Quizá, de hecho, necesitemos desarrollar cierta inquietud sobre la pérdida del futuro, análoga a la inquietud de Orwell por la pérdida del pasado y de la memoria y la niñez. Esto sería mucho más intenso que la retórica habitual sobre «nuestros hijos» (mantener el medio ambiente limpio para las futuras generaciones, no cargarlas con una pesada deuda, etc.); sería un temor que ubica la pérdida del futuro y la futuricidad, de la propia historicidad, dentro de la dimensión existencial del tiempo y, de hecho, dentro de nosotros mismos. Ésta relación con un futuro amenazado y dramatizado es característica en la ciencia ficción, en especial en el viaje en el tiempo, en el que una opción distinta en el presente borra de repente todo el futuro alternativo, con todos los que en él hubiera, un genocidio comparable con destruir otro planeta, o de hecho toda otra especie, algo que todavía parecemos perfectamente capaces de hacer. Es quizá en los viajeros del tiempo de Marge Piercy (en Woman on the Edge of Time) donde encontramos la expresión más fuerte y conmovedora de este temor, así como de las incertidumbres que lo componen. La protagonista, Connie, es de hecho una psique golpeada, sedada en exceso y diagnosticada de esquizofrenia por el estamento médico dominante: ¿quién va a decir que sus visitantes del futuro no son alucinaciones y proyecciones de deseos de un caso problemático y casi perdido? Pero por supuesto, como hemos demostrado, las utopías son también en gran medida cumplimiento de deseos, y visiones alucinatorias en tiempos desesperados. Los visitantes utópicos de Connie están doblemente amenazados: por una parte, como en la más realista de las utopías clásicas, su frágil sociedad está amenazada por todas las fuerzas no utópicas y antiutópicas del mundo exterior, en esa guerra interminable que se desata en torno a todos los enclaves utópicos, en la historia real y también fuera de ella.

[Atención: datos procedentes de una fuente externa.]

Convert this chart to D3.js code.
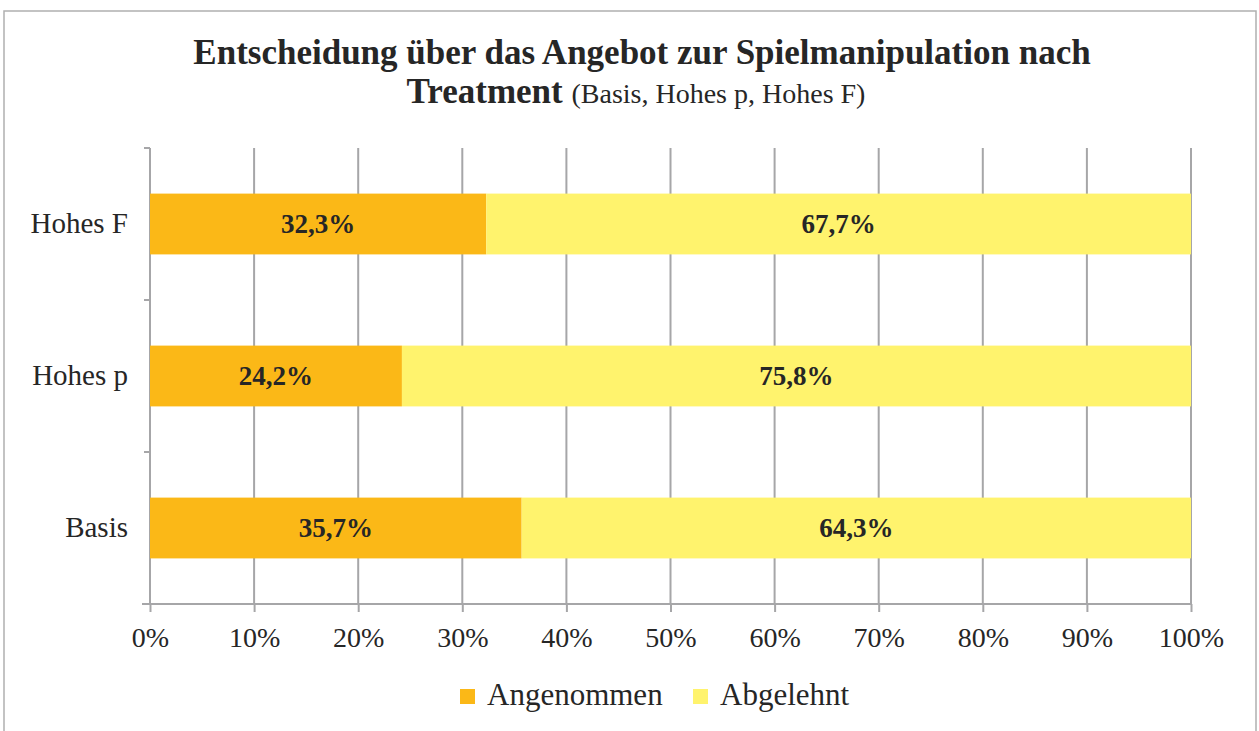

Por otra parte, como en el paradigma habitual del viaje en el tiempo planteado por la ciencia ficción, los utópicos de Mattapoisett están también amenazados por el presente, del que constituyen una historia alternativa que, para empezar, tal vez nunca llegue a existir. Como en La Jetée, pero en un espíritu muy distinto, tienen que llegar a enrolar el presente en su lucha por existir; pero sólo pueden aparecerse ante aquellos que ya necesitan la utopía. El atractivo de los personajes de Piercy para Connie (y para nosotros) es, por lo tanto, el mensaje secreto de todas las utopías, presentes, pasadas y futuras:
—¿Estáis realmente en peligro?
—Sí —su gran cabeza asintió con cordialidad—. Vosotros podéis fallarnos
—¿Yo? ¿Cómo?
—Vosotros, los de vuestro tiempo. Los de vuestro tiempo podéis no luchar en absoluto… Nosotros tenemos que luchar por existir, por conservar la existencia, para ser el futuro que acaece. Por eso nos hemos acercado a ti.[368]